How the molecular structure determines the flow of excitation energy in plant light-harvesting complex II

Abstract

Excitation energy transfer in the light-harvesting complex II of higher plants is modeled using excitonic couplings and local transition energies determined from structure-based calculations recently ( Müh et al., 2010). A theory is introduced that implicitly takes into account protein induced dynamic localization effects of the exciton wavefunction between weakly coupled optical and vibronic transitions of different pigments. Linear and non-linear optical spectra are calculated and compared with experimental data reaching qualitative agreement. High-frequency intramolecular vibrational degrees of freedom are found important for ultrafast subpicosecond excitation energy transfer between chlorophyll (Chl) b and Chl a, since they allow for fast dissipation of the excess energy.

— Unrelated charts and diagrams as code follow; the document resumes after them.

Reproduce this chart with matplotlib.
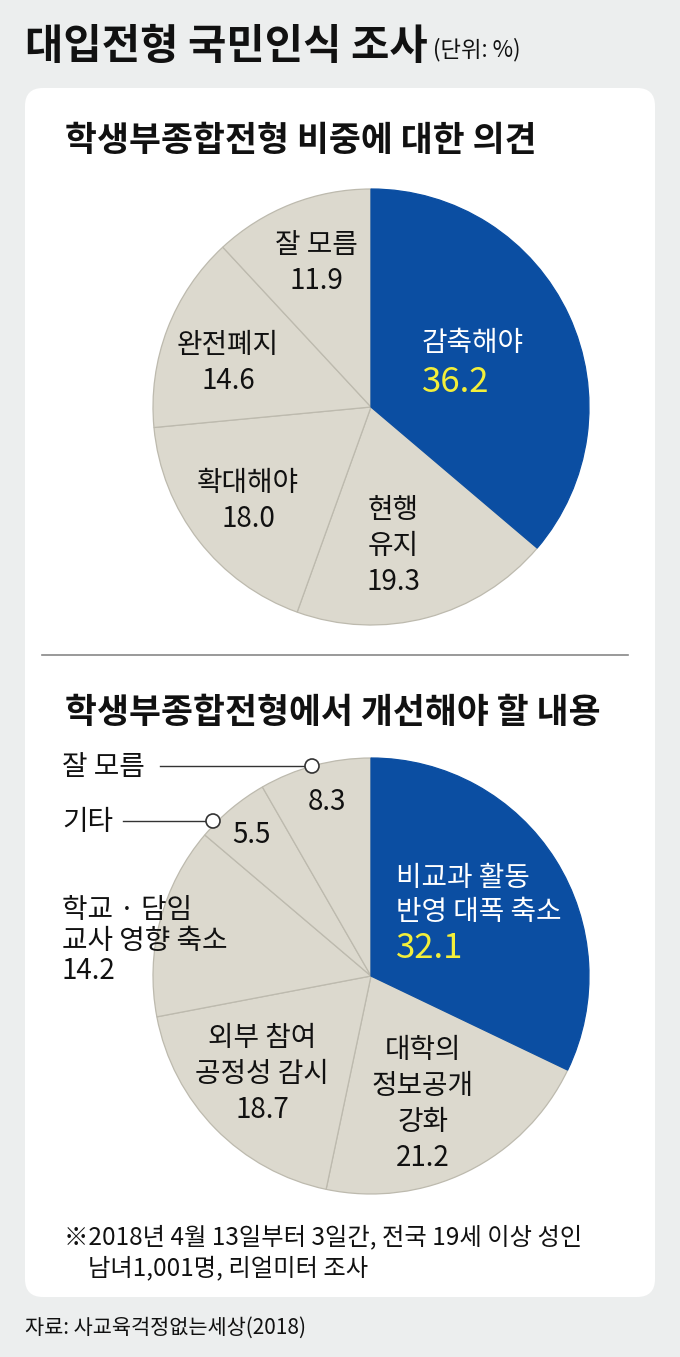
import matplotlib.pyplot as plt
from matplotlib.patches import FancyBboxPatch, Circle

plt.rcParams['font.family'] = ['Noto Sans CJK KR', 'DejaVu Sans']

# 데이터: 학생부종합전형 비중에 대한 의견 (12시 방향부터 시계방향)
labels1 = ['감축해야', '현행\n유지', '확대해야', '완전폐지', '잘 모름']
values1 = [36.2, 19.3, 18.0, 14.6, 11.9]

# 데이터: 학생부종합전형에서 개선해야 할 내용
labels2 = ['비교과 활동\n반영 대폭 축소', '대학의\n정보공개\n강화', '외부 참여\n공정성 감시',
           '학교 · 담임\n교사 영향 축소', '기타', '잘 모름']
values2 = [32.1, 21.2, 18.7, 14.2, 5.5, 8.3]

BLUE = '#0b4ea2'
GRAY = '#dcd9ce'
EDGE = '#bdbaae'
YELLOW = '#f3ef3a'
INK = '#111111'
W, H = 680, 1357

fig = plt.figure(figsize=(W / 100, H / 100), dpi=100)
fig.patch.set_facecolor('#eceeee')

# 흰색 패널 (맨 아래)
panel_ax = fig.add_axes([0, 0, 1, 1], zorder=0)
panel_ax.set_xlim(0, W)
panel_ax.set_ylim(H, 0)
panel_ax.axis('off')
panel_ax.add_patch(FancyBboxPatch((25, 88), 630, 1209, boxstyle='round,pad=0,rounding_size=18',
                                  facecolor='white', edgecolor='none'))


def pie_axes(cx, cy, r):
    return fig.add_axes([(cx - r) / W, (H - cy - r) / H, 2 * r / W, 2 * r / H], zorder=1)


def draw_pie(a, values, colors):
    wedges, _ = a.pie(values, colors=colors, startangle=90, counterclock=False, radius=1,
                      wedgeprops=dict(edgecolor=EDGE, linewidth=0.9))
    wedges[0].set_edgecolor(BLUE)
    wedges[0].set_zorder(3)
    a.set_xlim(-1, 1)
    a.set_ylim(-1, 1)
    a.axis('off')


ax1 = pie_axes(371, 407, 218)
draw_pie(ax1, values1, [BLUE] + [GRAY] * 4)
ax2 = pie_axes(371, 976, 218)
draw_pie(ax2, values2, [BLUE] + [GRAY] * 5)

# 텍스트용 픽셀 좌표 축 (맨 위)
bg = fig.add_axes([0, 0, 1, 1], zorder=3)
bg.set_xlim(0, W)
bg.set_ylim(H, 0)
bg.axis('off')

bg.text(25, 47, '대입전형 국민인식 조사', fontsize=30, fontweight='bold', va='center', color=INK)
bg.text(433, 50, '(단위: %)', fontsize=16, va='center', color=INK)
bg.text(65, 140, '학생부종합전형 비중에 대한 의견', fontsize=25, fontweight='bold', va='center', color=INK)
bg.text(65, 713, '학생부종합전형에서 개선해야 할 내용', fontsize=25, fontweight='bold', va='center', color=INK)
bg.plot([42, 628], [655, 655], color='#888888', lw=1.2)

fs = 20
nfs = 20

# 첫 번째 파이 레이블
bg.text(422, 343, labels1[0], fontsize=fs, color='white', va='center', ha='left')
bg.text(422, 383, f'{values1[0]:.1f}', fontsize=25, color=YELLOW, va='center', ha='left')
pos1 = [(393, 510), (248, 483), (228, 345), (316, 245)]
for (x, y), lab, v in zip(pos1, labels1[1:], values1[1:]):
    lines = lab.split('\n')
    for k, line in enumerate(lines):
        bg.text(x, y + 36 * k, line, fontsize=fs, color=INK, ha='center', va='center')
    bg.text(x, y + 36 * len(lines), f'{v:.1f}', fontsize=nfs, color=INK, ha='center', va='center')

# 두 번째 파이 레이블
for k, line in enumerate(labels2[0].split('\n')):
    bg.text(396, 878 + 34 * k, line, fontsize=fs, color='white', va='center', ha='left')
bg.text(396, 948, f'{values2[0]:.1f}', fontsize=25, color=YELLOW, va='center', ha='left')

pos2 = [(423, 1050), (262, 1038)]
for (x, y), lab, v in zip(pos2, labels2[1:3], values2[1:3]):
    lines = lab.split('\n')
    for k, line in enumerate(lines):
        bg.text(x, y + 36 * k, line, fontsize=fs, color=INK, ha='center', va='center')
    bg.text(x, y + 36 * len(lines), f'{v:.1f}', fontsize=nfs, color=INK, ha='center', va='center')

# 학교·담임 (왼쪽 정렬)
for k, line in enumerate(labels2[3].split('\n')):
    bg.text(62, 910 + 31 * k, line, fontsize=fs, color=INK, ha='left', va='center')
bg.text(62, 971, f'{values2[3]:.1f}', fontsize=nfs, color=INK, ha='left', va='center')

# 기타, 잘 모름 (지시선)
bg.text(62, 822, labels2[4], fontsize=fs, color=INK, ha='left', va='center')
bg.plot([123, 206], [821, 821], color='#333', lw=1)
bg.add_patch(Circle((213, 821), 7, facecolor='white', edgecolor='#333', lw=1.2, zorder=5))
bg.text(251, 835, f'{values2[4]:.1f}', fontsize=nfs, color=INK, ha='center', va='center', zorder=6)

bg.text(62, 767, labels2[5], fontsize=fs, color=INK, ha='left', va='center')
bg.plot([160, 305], [766, 766], color='#333', lw=1)
bg.add_patch(Circle((312, 766), 7, facecolor='white', edgecolor='#333', lw=1.2, zorder=5))
bg.text(327, 802, f'{values2[5]:.1f}', fontsize=nfs, color=INK, ha='center', va='center', zorder=6)

# 주석 및 출처
bg.text(64, 1237, '※2018년 4월 13일부터 3일간, 전국 19세 이상 성인', fontsize=17.5, color=INK, va='center')
bg.text(88, 1268, '남녀1,001명, 리얼미터 조사', fontsize=17.5, color=INK, va='center')
bg.text(25, 1328, '자료: 사교육걱정없는세상(2018)', fontsize=15, color=INK, va='center')

fig.savefig('out.png', dpi=100, facecolor=fig.get_facecolor())
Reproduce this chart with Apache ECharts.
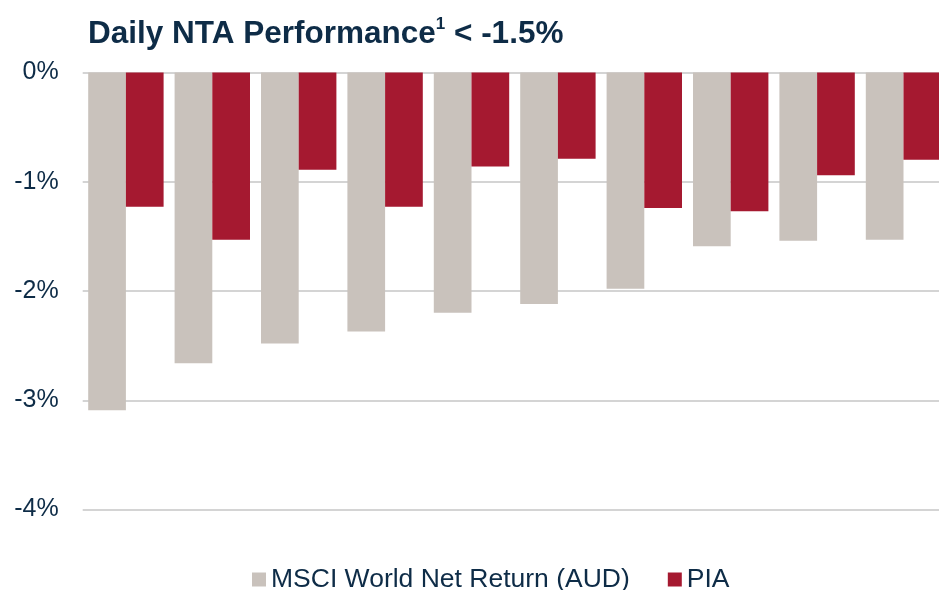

The slower ps component of this transfer is due to the monomeric excited state of Chl b 605. The majority of exciton relaxation in the Chl a spectral region is characterized by slow ps exciton equilibration between the Chl a domains within one layer and between the lumenal and stromal layers in the 10–20 ps time range. Subpicosecond exciton relaxation in the Chl a region is only found within the terminal emitter domain (Chls a 610/611/612) and within the Chl a 613/614 dimer. Deviations between measured and calculated exciton state life times are obtained for the intermediate spectral region between the main absorbance bands of Chl a and Chl b that indicate that besides Chl b 608 another pigment should absorb there. Possible candidates, so far not identified by structure-based calculations, but by fitting of optical spectra and mutagenesis studies, are discussed. Additional mutagenesis studies are suggested to resolve this issue.